Title:
Mechanical Properties of Concrete, Reinforcing Steel, and CFRP under Low-Temperature Conditions
Author(s):
Inyong Lee, Jongkwon Choi
Publication:
IJCSM
Volume:
20
Issue:
Appears on pages(s):
Keywords:
Low-temperature, Concrete, Reinforcing steel, CFRP (carbon fiber reinforced polymer)
DOI:
10.1186/s40069-025-00843-8
Date:
3/31/2026
Abstract:
This study experimentally investigates the mechanical behavior of concrete, reinforcing steel, and carbon fiber reinforced polymer (CFRP) under low temperature exposure, covering a temperature range from −60 °C to 20 °C. Concrete specimens with various mix proportions and curing conditions were cast to evaluate the effects of temperature on compressive strength, elastic modulus, and compressive strain.

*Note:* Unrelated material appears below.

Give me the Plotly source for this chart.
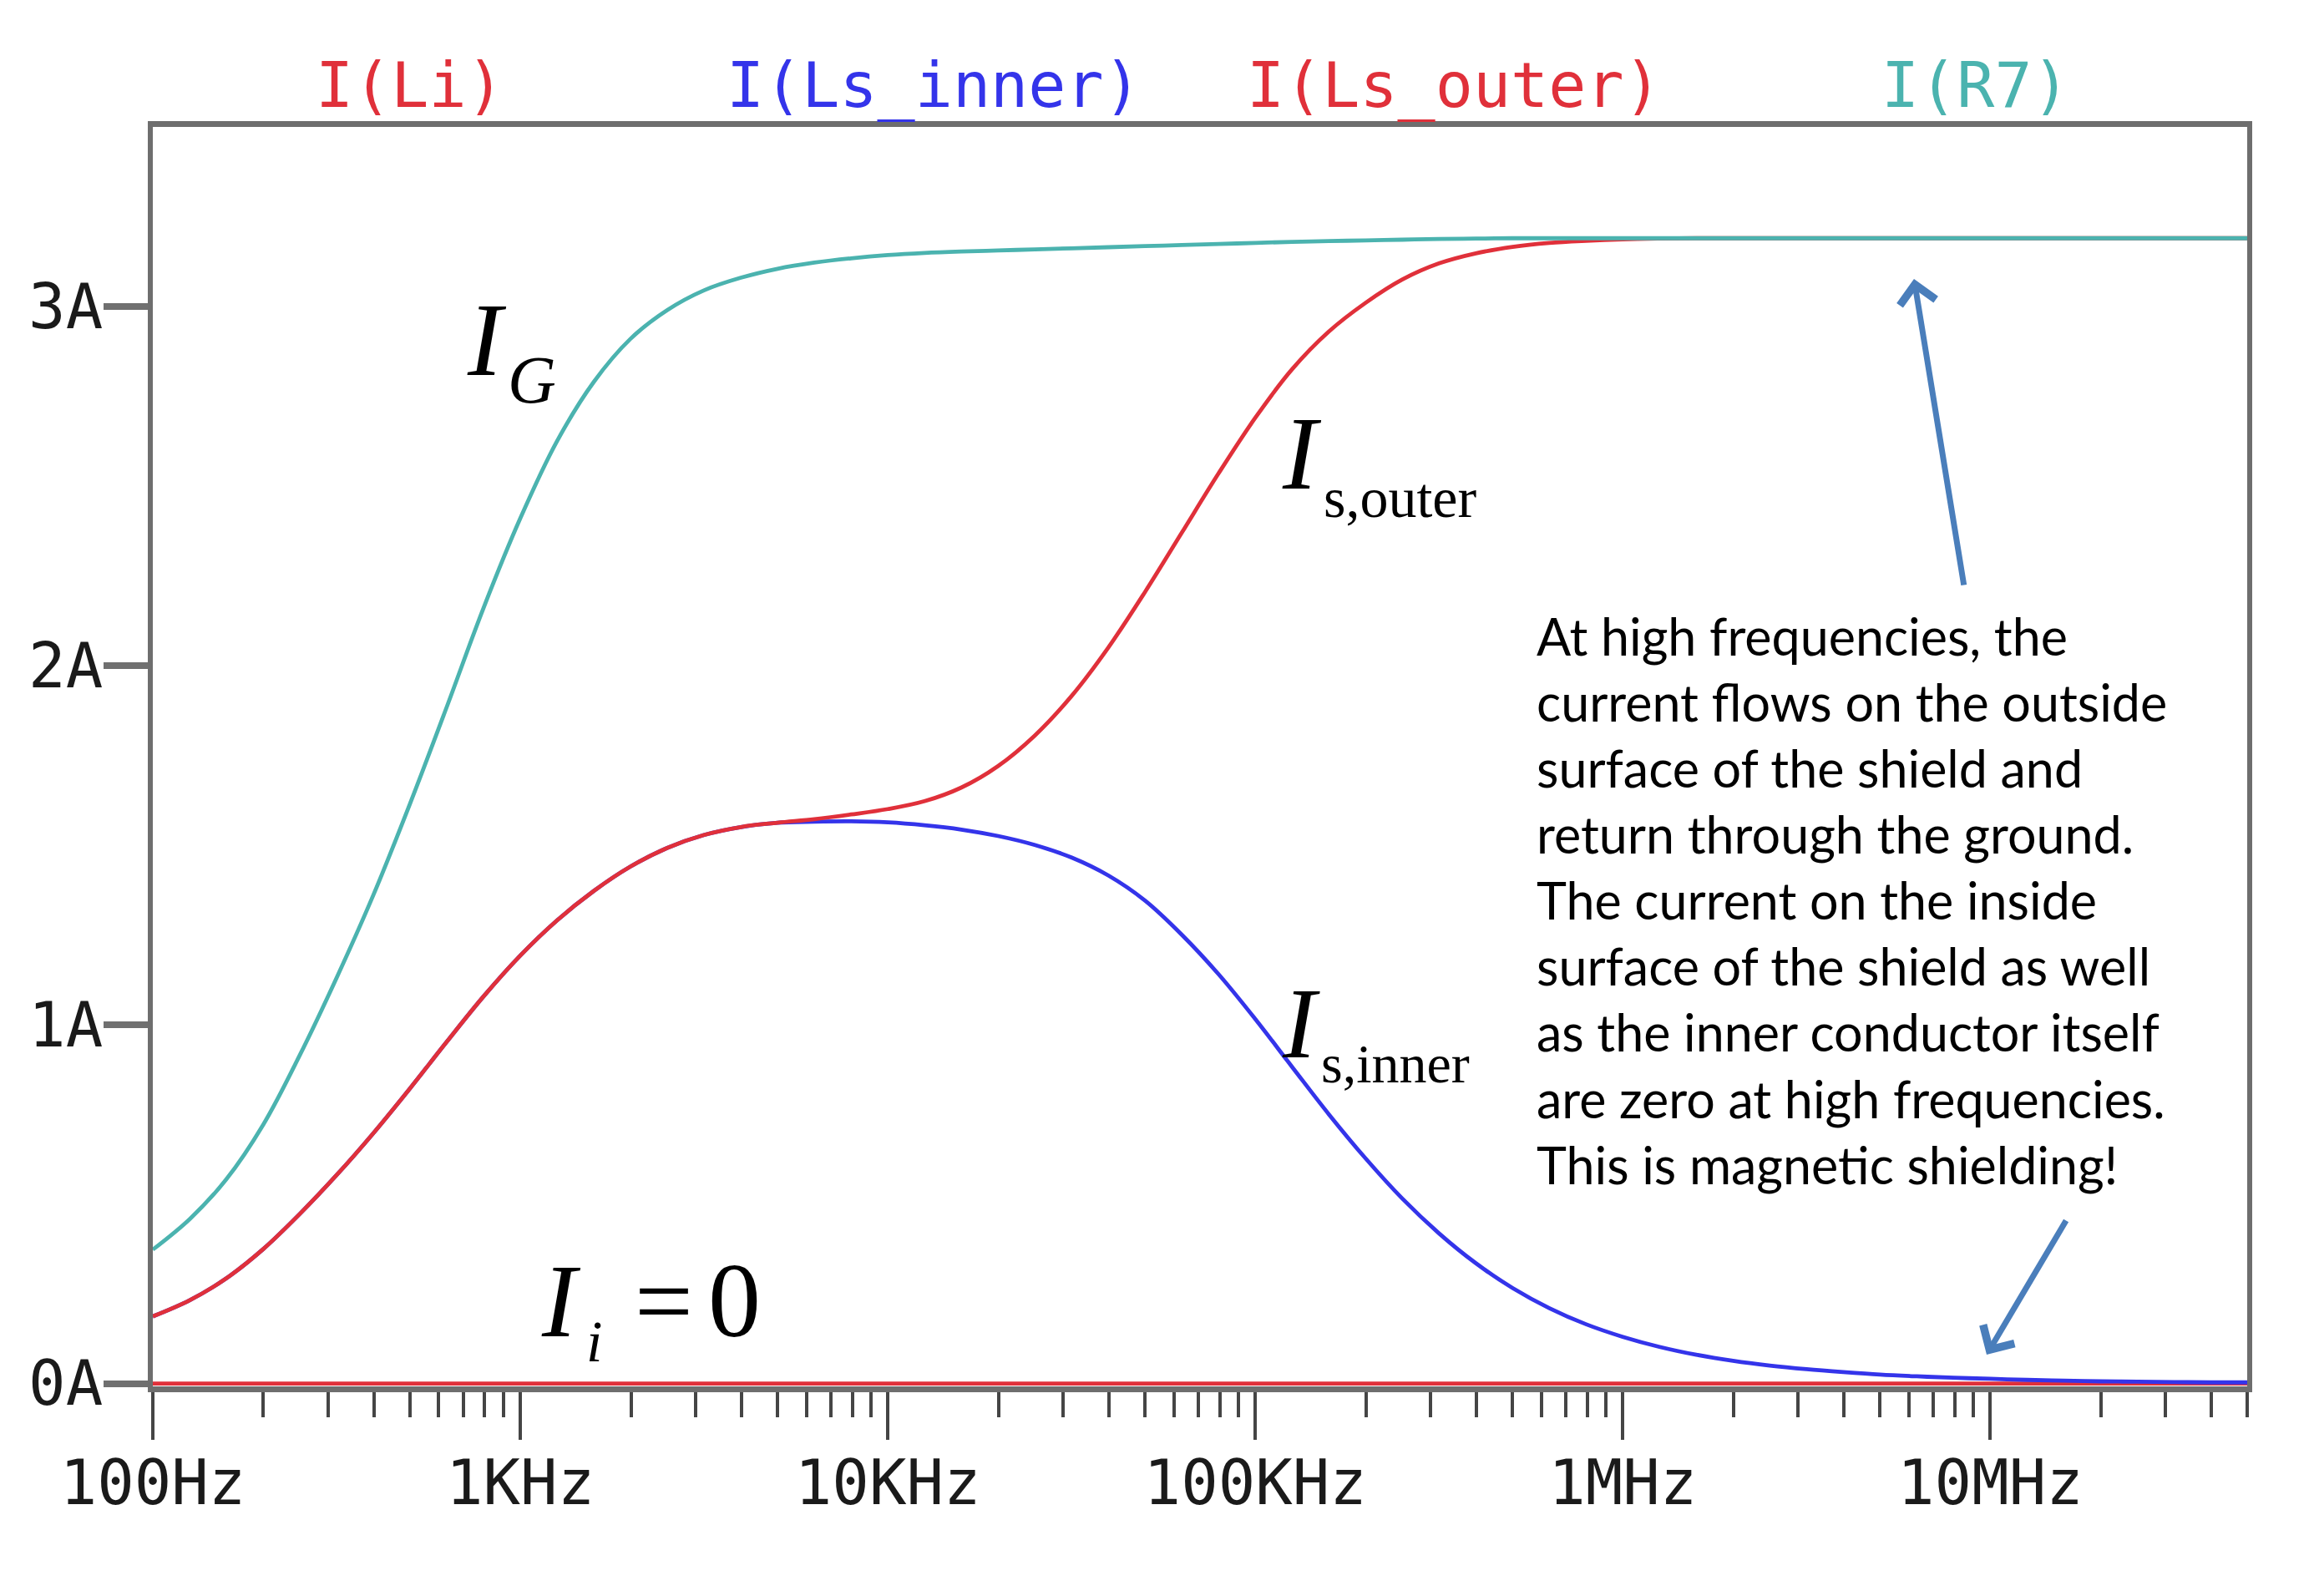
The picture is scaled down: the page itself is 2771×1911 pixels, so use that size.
import plotly.graph_objects as go

# ---------------- data ----------------
freq_hz = [100, 126, 158, 200, 251, 316, 398, 501, 631, 794,
           1000, 1259, 1585, 1995, 2512, 3162, 3981, 5012, 6310, 7943,
           10000, 12589, 15849, 19953, 25119, 31623, 39811, 50119, 63096, 79433,
           100000, 125893, 158489, 199526, 251189, 316228, 398107, 501187, 630957, 794328,
           1.0e6, 1.259e6, 1.585e6, 1.995e6, 2.512e6, 3.162e6, 3.981e6, 5.012e6, 6.31e6, 7.943e6,
           1.0e7, 1.259e7, 1.585e7, 1.995e7, 2.512e7, 3.162e7, 3.981e7, 5.0e7]

i_r7 = [0.373, 0.458, 0.567, 0.722, 0.914, 1.129, 1.36, 1.615, 1.885, 2.16,
        2.41, 2.625, 2.79, 2.91, 2.99, 3.045, 3.08, 3.105, 3.122, 3.134,
        3.143, 3.149, 3.153, 3.156, 3.159, 3.162, 3.165, 3.168, 3.171, 3.174,
        3.177, 3.180, 3.182, 3.184, 3.186, 3.188, 3.189, 3.19, 3.19, 3.19,
        3.19, 3.19, 3.19, 3.19, 3.19, 3.19, 3.19, 3.19, 3.19, 3.19,
        3.19, 3.19, 3.19, 3.19, 3.19, 3.19, 3.19, 3.19]

i_ls_outer = [0.187, 0.232, 0.292, 0.375, 0.472, 0.58, 0.697, 0.822, 0.952, 1.078,
              1.192, 1.29, 1.372, 1.44, 1.492, 1.528, 1.55, 1.562, 1.572, 1.585,
              1.60, 1.622, 1.66, 1.72, 1.805, 1.915, 2.05, 2.205, 2.37, 2.535,
              2.69, 2.825, 2.93, 3.01, 3.075, 3.12, 3.148, 3.166, 3.177, 3.183,
              3.187, 3.189, 3.19, 3.19, 3.19, 3.19, 3.19, 3.19, 3.19, 3.19,
              3.19, 3.19, 3.19, 3.19, 3.19, 3.19, 3.19, 3.19]

i_ls_inner = [0.187, 0.232, 0.292, 0.375, 0.472, 0.58, 0.697, 0.822, 0.952, 1.078,
              1.192, 1.29, 1.372, 1.44, 1.492, 1.528, 1.55, 1.562, 1.565, 1.566,
              1.563, 1.555, 1.543, 1.525, 1.50, 1.465, 1.415, 1.345, 1.25, 1.14,
              1.015, 0.882, 0.75, 0.627, 0.515, 0.418, 0.335, 0.266, 0.21, 0.165,
              0.13, 0.102, 0.08, 0.063, 0.05, 0.04, 0.032, 0.025, 0.02, 0.016,
              0.013, 0.01, 0.008, 0.006, 0.005, 0.004, 0.003, 0.003]

i_li = [0.0] * len(freq_hz)

x_tick_vals = [1e2, 1e3, 1e4, 1e5, 1e6, 1e7]
x_tick_text = ["100Hz", "1KHz", "10KHz", "100KHz", "1MHz", "10MHz"]
x_minor_vals = [k * d for d in [1e2, 1e3, 1e4, 1e5, 1e6] for k in range(2, 10)] + [2e7, 3e7, 4e7, 5e7]
y_tick_vals = [0, 1, 2, 3]
y_tick_text = ["0A", "1A", "2A", "3A"]

trace_names = ["I(Li)", "I(Ls_inner)", "I(Ls_outer)", "I(R7)"]
note_lines = ["At high frequencies, the",
              "current flows on the outside",
              "surface of the shield and",
              "return through the ground.",
              "The current on the inside",
              "surface of the shield as well",
              "as the inner conductor itself",
              "are zero at high frequencies.",
              "This is magnetic shielding!"]

# ---------------- styling ----------------
RED = "#e0303a"
BLUE = "#3434ea"
TEAL = "#4bb3af"
GRAY = "#6e6e6e"
ARROW = "#4a7ebb"
MONO = "DejaVu Sans Mono"
SERIF = "Liberation Serif"

W, H = 2771, 1911
PL, PT, PW, PH = 183, 152, 2508, 1508


def px(x):
    return (x - PL) / PW


def py(y):
    return (PT + PH - y) / PH


fig = go.Figure()
for name, vals, col in [(trace_names[0], i_li, RED), (trace_names[1], i_ls_inner, BLUE),
                        (trace_names[2], i_ls_outer, RED), (trace_names[3], i_r7, TEAL)]:
    fig.add_trace(go.Scatter(x=freq_hz, y=vals, mode="lines", name=name,
                             line=dict(color=col, width=4.8, shape="spline", smoothing=1.0),
                             hoverinfo="skip"))

ann = []
# top trace labels
for name, col, xc in zip(trace_names, [RED, BLUE, RED, TEAL], [491, 1118, 1741, 2366]):
    ann.append(dict(text=name, xref="x domain", yref="y domain", x=px(xc), y=py(102),
                    xanchor="center", yanchor="middle", showarrow=False,
                    font=dict(family=MONO, size=75, color=col)))


def serif(text, xl, base, size):
    ann.append(dict(text=text, xref="x domain", yref="y domain", x=px(xl), y=py(base - 0.3375 * size),
                    xanchor="left", yanchor="middle", showarrow=False,
                    font=dict(family=SERIF, size=size, color="black")))


serif("<i>I</i>", 557, 449, 124)
serif("<i>G</i>", 606, 482, 80)
serif("<i>I</i>", 1533, 585, 124)
serif("s,outer", 1583, 619, 68)
serif("<i>I</i>", 1533, 1266, 120)
serif("s,inner", 1580, 1296, 66)
serif("<i>I</i>", 646, 1600, 124)
serif("<i>i</i>", 700, 1630, 70)
serif("=", 758, 1600, 124)
serif("0", 846, 1600, 126)

# annotation paragraph
NOTE_SIZE = 61
for k, line in enumerate(note_lines):
    base = 785 + 79.1 * k
    ann.append(dict(text=line, xref="x domain", yref="y domain", x=px(1838), y=py(base - 0.387 * NOTE_SIZE),
                    xanchor="left", yanchor="middle", showarrow=False,
                    font=dict(family="Lato", size=NOTE_SIZE, color="black")))

# arrows
for tip, tail in [((2292, 334), (2352, 702)), ((2379, 1622), (2475, 1460))]:
    ann.append(dict(text="", xref="x domain", yref="y domain", x=px(tip[0]), y=py(tip[1]),
                    axref="x domain", ayref="y domain", ax=px(tail[0]), ay=py(tail[1]),
                    showarrow=True, arrowhead=4, arrowsize=1.2, arrowwidth=7, arrowcolor=ARROW,
                    standoff=0))

fig.update_layout(
    width=W, height=H, autosize=False,
    margin=dict(l=PL, r=W - PL - PW, t=PT, b=H - PT - PH, pad=0),
    paper_bgcolor="white", plot_bgcolor="white",
    showlegend=False,
    annotations=ann,
    xaxis=dict(type="log", range=[2, 7.69897], showgrid=False, zeroline=False,
               showline=True, linecolor=GRAY, linewidth=7, mirror=True,
               tickmode="array", tickvals=x_tick_vals, ticktext=x_tick_text,
               ticks="outside", ticklen=57, tickwidth=4, tickcolor="#454545",
               ticklabelstandoff=-12,
               tickfont=dict(family=MONO, size=74, color="#1a1a1a"),
               minor=dict(tickmode="array", tickvals=x_minor_vals, ticks="outside",
                          ticklen=30, tickwidth=4, tickcolor="#454545", showgrid=False)),
    yaxis=dict(range=[-0.008, 3.5], showgrid=False, zeroline=False,
               showline=True, linecolor=GRAY, linewidth=6, mirror=True,
               tickmode="array", tickvals=y_tick_vals, ticktext=y_tick_text,
               ticks="outside", ticklen=53, tickwidth=8, tickcolor="#707070",
               ticklabelstandoff=-14,
               tickfont=dict(family=MONO, size=74, color="#1a1a1a")),
)

fig.write_html("out.html")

Reinforcing steel and CFRP specimens were also tested to assess changes in tensile performance under low-temperature conditions. The results showed that both concrete and reinforcing steel exhibited increases in strength and stiffness as the temperature decreased. In the case of concrete, the rate of increase varied depending on the curing method and mix proportions, while for reinforcing steel, the strength increase remained generally consistent regardless of the nominal bar diameter. In contrast, CFRP demonstrated a reduction in both tensile strength and rupture strain with decreasing temperature. Furthermore, the applicability of existing concrete material models, Popovics and Hognestad models, was evaluated under low-temperature conditions. While both models provided reasonable predictions at room temperature, Popovics model more accurately reflected the mechanical behavior of concrete subjected to cold environments. These findings contribute to a better understanding of the material behavior under cold conditions and provide fundamental insights for future structural design and strengthening strategies considering low temperature exposure.